Our friends Josh and Rebekah who lived in Turkey were visiting the USA when they got word of this. Josh must return to Turkey without his wife and children. They can NEVER go back to their home in Turkey. And there is a possibility that Josh will have to remain to finish out the last 16 months of his assignment without them.
It is hard to fathom that. Can you imagine being told you can't go back to your home, your friends, your Hatice, ever again? She is in the USA and must create a new home without her husband.
Unfathomable.
In addition, my heart just hurts so much for this wonderful home and Base and country I love so much. My friends who were with me in Turkey have been messaging me, and we've been grieving together.
We are sad because other people will not get to experience this wonderful life we had.
We are sad because so many wonderful people who rely on the Base for their livelihood will be out of work.

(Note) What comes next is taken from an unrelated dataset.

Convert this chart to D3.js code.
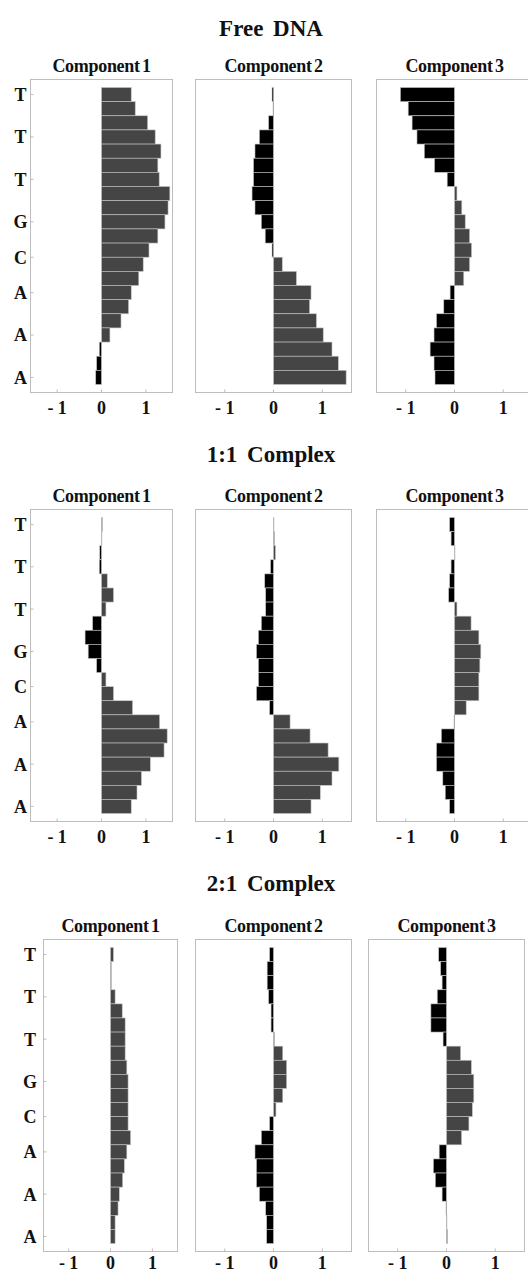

Hatice will never see Rebekah again. Just like that. She's gone. And she can't come back. She can't hug those four darling boys again.
I hate war.
That picture above, of my boys running with their first friend William literally causes my heart to ache. Ache from happiness of that life I had there. And ache from sadness that it is being ripped apart at the seams because of terrorists who have brought their hell into Turkey.
Please pray for this country. Please specifically pray for Hatice and Ilhan and Fa-ree and Gokay. Good friends who will be so impacted by this decision.
I will always love this country and always hold such incredible memories of our two years there.
4 comments:
Wendi, why is this happening?
Love auntie Jan
I will definitely be in prayer for Josh and Rebekah. Scary and sad
It is such a surreal experience we are having right now. My mind just keeps running through the rooms of our home there, the sound of Hatice's voice and the strong embrace of her arms and the "I miss you!" she said every Tuesday she came when she hadn't seen us for 4 days. I hurt for us, I hurt for her, I hurt for my husband who has to walk back into our home, alone, I hurt for every family that is experiencing this, "reverse deployment" and for all the precious Turks we have grown to know and love that will be profoundly effected by this. .
It's hard to explain the depth of the hurt.
I am living in the Pslams right now, devouring them. I take comfort in knowing our Creator knows it all and sees it all and holds it all. But it still hurts.so.badly!
This is such a heartbreak. There are so many people affected by this horrific development. I think of all of the shopkeepers on "The Alley" whose livelihood was so dependent on the residents of the base--Uzbek's Carpet, the pottery stores, the restaurants, etc. I think of the Turkish men who liked to pinch Isaac and Elijah's cheeks--the Turkish man who ran 15 min. to heat up a bottle for Abigail because she didn't like to drink cold milk--I think of the men who walked us to our destination because his directions might get "lost" in translation. Now, American families won't be able to experience the kindness, hospitality, culture and the "Meerhaba's"of a Turkey gone forever.
My prayers will go with the Storey's and all of the other families that will be leaving, and of course, Hatice, her family, and the other Turkish families that will lose their employment.